PROBLEM REQUIREMENTS> Would you repeat the listing exactly but omit every picture?

SOURCE MATERIAL>
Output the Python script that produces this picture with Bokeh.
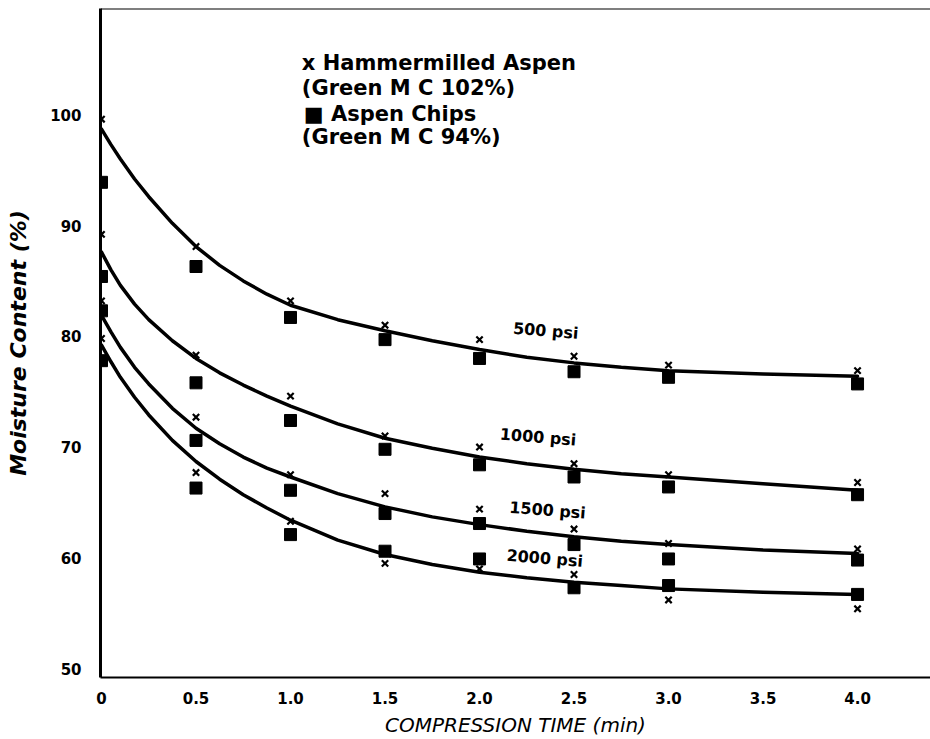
from bokeh.plotting import figure
from bokeh.models import Range1d, FixedTicker, Span
from bokeh.core.properties import value
from bokeh.embed import file_html
from bokeh.resources import INLINE

# ---------------- data ----------------
times = [0, 0.5, 1.0, 1.5, 2.0, 2.5, 3.0, 4.0]
pressures = ["500 psi", "1000 psi", "1500 psi", "2000 psi"]

# Hammermilled aspen (x markers)
ham_500 = [99.6, 88.1, 83.2, 81.0, 79.7, 78.2, 77.4, 76.9]
ham_1000 = [89.2, 78.3, 74.6, 71.0, 70.0, 68.5, 67.5, 66.8]
ham_1500 = [83.2, 72.7, 67.5, 65.8, 64.4, 62.6, 61.3, 60.8]
ham_2000 = [79.8, 67.7, 63.3, 59.5, 59.0, 58.5, 56.2, 55.4]

# Aspen chips (square markers)
chip_500 = [93.9, 86.3, 81.7, 79.7, 78.0, 76.8, 76.3, 75.7]
chip_1000 = [85.4, 75.8, 72.4, 69.8, 68.4, 67.3, 66.4, 65.7]
chip_1500 = [82.3, 70.6, 66.1, 64.0, 63.1, 61.2, 59.9, 59.8]
chip_2000 = [77.8, 66.3, 62.1, 60.6, 59.9, 57.3, 57.5, 56.7]

# Fitted curves
curve_t = [0, 0.05, 0.1, 0.175, 0.25, 0.375, 0.5, 0.625, 0.75, 0.875, 1.0,
           1.25, 1.5, 1.75, 2.0, 2.25, 2.5, 2.75, 3.0, 3.5, 4.0]
curve_500 = [98.7, 97.3, 96.0, 94.2, 92.6, 90.2, 88.1, 86.4, 85.0, 83.8, 82.8,
             81.5, 80.5, 79.6, 78.8, 78.1, 77.6, 77.2, 76.9, 76.6, 76.4]
curve_1000 = [87.6, 86.0, 84.6, 82.9, 81.5, 79.6, 78.0, 76.7, 75.6, 74.6, 73.7,
              72.1, 70.8, 69.9, 69.1, 68.5, 68.0, 67.6, 67.3, 66.7, 66.1]
curve_1500 = [81.9, 80.4, 79.0, 77.2, 75.7, 73.5, 71.7, 70.3, 69.1, 68.1, 67.3,
              65.8, 64.6, 63.7, 63.0, 62.4, 61.9, 61.5, 61.2, 60.7, 60.4]
curve_2000 = [79.2, 77.7, 76.3, 74.5, 72.9, 70.6, 68.7, 67.1, 65.7, 64.5, 63.4,
              61.6, 60.3, 59.4, 58.7, 58.2, 57.8, 57.5, 57.2, 56.9, 56.7]

x_ticks = [0, 0.5, 1.0, 1.5, 2.0, 2.5, 3.0, 3.5, 4.0]
x_tick_labels = ["0", "0.5", "1.0", "1.5", "2.0", "2.5", "3.0", "3.5", "4.0"]
y_ticks = [50, 60, 70, 80, 90, 100]

legend_lines = ["x Hammermilled Aspen", "(Green M C 102%)", "\u25a0 Aspen Chips", "(Green M C 94%)"]

# ---------------- figure ----------------
X0, X1 = -0.0053, 4.386
Y0, Y1 = 49.2, 109.59

p = figure(width=930, height=739, output_backend="svg", toolbar_location=None,
           x_range=Range1d(X0, X1), y_range=Range1d(Y0, Y1),
           min_border_left=100, min_border_right=0, min_border_top=8, min_border_bottom=57,
           x_axis_label="COMPRESSION TIME (min)", y_axis_label="Moisture Content (%)")
p.grid.visible = False
p.outline_line_color = None
p.background_fill_color = "white"
p.border_fill_color = "white"

for ax in (p.xaxis[0], p.yaxis[0]):
    ax.axis_line_color = "black"
    ax.major_tick_line_color = None
    ax.minor_tick_line_color = None
    ax.major_label_text_font = "DejaVu Sans"
    ax.major_label_text_font_style = "bold"
    ax.major_label_text_font_size = "15px"
    ax.major_label_text_color = "black"
    ax.axis_label_text_font = "DejaVu Sans"
    ax.axis_label_text_color = "black"

p.yaxis.axis_line_width = 3
p.xaxis.axis_line_width = 2
p.xaxis.ticker = FixedTicker(ticks=x_ticks)
p.xaxis.major_label_overrides = {t: l for t, l in zip(x_ticks, x_tick_labels)}
p.yaxis.ticker = FixedTicker(ticks=y_ticks)
p.xaxis.major_label_standoff = 8
p.yaxis.major_label_standoff = 13
p.xaxis.axis_label_text_font_style = "italic"
p.yaxis.axis_label_text_font_style = "bold italic"
p.xaxis.axis_label_text_font_size = "20px"
p.yaxis.axis_label_text_font_size = "22px"
p.xaxis.axis_label_standoff = 6
p.yaxis.axis_label_standoff = 16

# top frame line
p.add_layout(Span(location=Y1, dimension="width", line_color="black", line_width=2))

# curves
for cv in (curve_500, curve_1000, curve_1500, curve_2000):
    p.line(curve_t, cv, line_color="black", line_width=3.5, line_join="round", line_cap="round")

# markers
for hv in (ham_500, ham_1000, ham_1500, ham_2000):
    p.scatter(times, hv, marker="x", size=9, line_color="black", line_width=2.2)
for cv in (chip_500, chip_1000, chip_1500, chip_2000):
    p.scatter(times, cv, marker="square", size=12, fill_color="black", line_color="black")

# curve labels
lab_x = [2.35, 2.31, 2.36, 2.345]
lab_y = [80.5, 70.9, 64.3, 59.95]
p.text(x=lab_x, y=lab_y, text=pressures, angle=-0.08, text_align="center", text_baseline="middle",
       text_font=value("DejaVu Sans"), text_font_style="bold", text_font_size="16px", text_color="black")

# legend text
leg_x = [1.06, 1.06, 1.07, 1.06]
leg_y = [104.7, 102.4, 100.1, 98.0]
p.text(x=leg_x, y=leg_y, text=legend_lines, text_align="left", text_baseline="middle",
       text_font=value("DejaVu Sans"), text_font_style="bold", text_font_size="21px", text_color="black")

open("out.html", "w").write(file_html(p, INLINE))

RESULT>
Output the Python script that produces this picture with Bokeh.
from bokeh.plotting import figure
from bokeh.models import Range1d, FixedTicker, Span
from bokeh.core.properties import value
from bokeh.embed import file_html
from bokeh.resources import INLINE

# ---------------- data ----------------
times = [0, 0.5, 1.0, 1.5, 2.0, 2.5, 3.0, 4.0]
pressures = ["500 psi", "1000 psi", "1500 psi", "2000 psi"]

# Hammermilled aspen (x markers)
ham_500 = [99.6, 88.1, 83.2, 81.0, 79.7, 78.2, 77.4, 76.9]
ham_1000 = [89.2, 78.3, 74.6, 71.0, 70.0, 68.5, 67.5, 66.8]
ham_1500 = [83.2, 72.7, 67.5, 65.8, 64.4, 62.6, 61.3, 60.8]
ham_2000 = [79.8, 67.7, 63.3, 59.5, 59.0, 58.5, 56.2, 55.4]

# Aspen chips (square markers)
chip_500 = [93.9, 86.3, 81.7, 79.7, 78.0, 76.8, 76.3, 75.7]
chip_1000 = [85.4, 75.8, 72.4, 69.8, 68.4, 67.3, 66.4, 65.7]
chip_1500 = [82.3, 70.6, 66.1, 64.0, 63.1, 61.2, 59.9, 59.8]
chip_2000 = [77.8, 66.3, 62.1, 60.6, 59.9, 57.3, 57.5, 56.7]

# Fitted curves
curve_t = [0, 0.05, 0.1, 0.175, 0.25, 0.375, 0.5, 0.625, 0.75, 0.875, 1.0,
           1.25, 1.5, 1.75, 2.0, 2.25, 2.5, 2.75, 3.0, 3.5, 4.0]
curve_500 = [98.7, 97.3, 96.0, 94.2, 92.6, 90.2, 88.1, 86.4, 85.0, 83.8, 82.8,
             81.5, 80.5, 79.6, 78.8, 78.1, 77.6, 77.2, 76.9, 76.6, 76.4]
curve_1000 = [87.6, 86.0, 84.6, 82.9, 81.5, 79.6, 78.0, 76.7, 75.6, 74.6, 73.7,
              72.1, 70.8, 69.9, 69.1, 68.5, 68.0, 67.6, 67.3, 66.7, 66.1]
curve_1500 = [81.9, 80.4, 79.0, 77.2, 75.7, 73.5, 71.7, 70.3, 69.1, 68.1, 67.3,
              65.8, 64.6, 63.7, 63.0, 62.4, 61.9, 61.5, 61.2, 60.7, 60.4]
curve_2000 = [79.2, 77.7, 76.3, 74.5, 72.9, 70.6, 68.7, 67.1, 65.7, 64.5, 63.4,
              61.6, 60.3, 59.4, 58.7, 58.2, 57.8, 57.5, 57.2, 56.9, 56.7]

x_ticks = [0, 0.5, 1.0, 1.5, 2.0, 2.5, 3.0, 3.5, 4.0]
x_tick_labels = ["0", "0.5", "1.0", "1.5", "2.0", "2.5", "3.0", "3.5", "4.0"]
y_ticks = [50, 60, 70, 80, 90, 100]

legend_lines = ["x Hammermilled Aspen", "(Green M C 102%)", "\u25a0 Aspen Chips", "(Green M C 94%)"]

# ---------------- figure ----------------
X0, X1 = -0.0053, 4.386
Y0, Y1 = 49.2, 109.59

p = figure(width=930, height=739, output_backend="svg", toolbar_location=None,
           x_range=Range1d(X0, X1), y_range=Range1d(Y0, Y1),
           min_border_left=100, min_border_right=0, min_border_top=8, min_border_bottom=57,
           x_axis_label="COMPRESSION TIME (min)", y_axis_label="Moisture Content (%)")
p.grid.visible = False
p.outline_line_color = None
p.background_fill_color = "white"
p.border_fill_color = "white"

for ax in (p.xaxis[0], p.yaxis[0]):
    ax.axis_line_color = "black"
    ax.major_tick_line_color = None
    ax.minor_tick_line_color = None
    ax.major_label_text_font = "DejaVu Sans"
    ax.major_label_text_font_style = "bold"
    ax.major_label_text_font_size = "15px"
    ax.major_label_text_color = "black"
    ax.axis_label_text_font = "DejaVu Sans"
    ax.axis_label_text_color = "black"

p.yaxis.axis_line_width = 3
p.xaxis.axis_line_width = 2
p.xaxis.ticker = FixedTicker(ticks=x_ticks)
p.xaxis.major_label_overrides = {t: l for t, l in zip(x_ticks, x_tick_labels)}
p.yaxis.ticker = FixedTicker(ticks=y_ticks)
p.xaxis.major_label_standoff = 8
p.yaxis.major_label_standoff = 13
p.xaxis.axis_label_text_font_style = "italic"
p.yaxis.axis_label_text_font_style = "bold italic"
p.xaxis.axis_label_text_font_size = "20px"
p.yaxis.axis_label_text_font_size = "22px"
p.xaxis.axis_label_standoff = 6
p.yaxis.axis_label_standoff = 16

# top frame line
p.add_layout(Span(location=Y1, dimension="width", line_color="black", line_width=2))

# curves
for cv in (curve_500, curve_1000, curve_1500, curve_2000):
    p.line(curve_t, cv, line_color="black", line_width=3.5, line_join="round", line_cap="round")

# markers
for hv in (ham_500, ham_1000, ham_1500, ham_2000):
    p.scatter(times, hv, marker="x", size=9, line_color="black", line_width=2.2)
for cv in (chip_500, chip_1000, chip_1500, chip_2000):
    p.scatter(times, cv, marker="square", size=12, fill_color="black", line_color="black")

# curve labels
lab_x = [2.35, 2.31, 2.36, 2.345]
lab_y = [80.5, 70.9, 64.3, 59.95]
p.text(x=lab_x, y=lab_y, text=pressures, angle=-0.08, text_align="center", text_baseline="middle",
       text_font=value("DejaVu Sans"), text_font_style="bold", text_font_size="16px", text_color="black")

# legend text
leg_x = [1.06, 1.06, 1.07, 1.06]
leg_y = [104.7, 102.4, 100.1, 98.0]
p.text(x=leg_x, y=leg_y, text=legend_lines, text_align="left", text_baseline="middle",
       text_font=value("DejaVu Sans"), text_font_style="bold", text_font_size="21px", text_color="black")

open("out.html", "w").write(file_html(p, INLINE))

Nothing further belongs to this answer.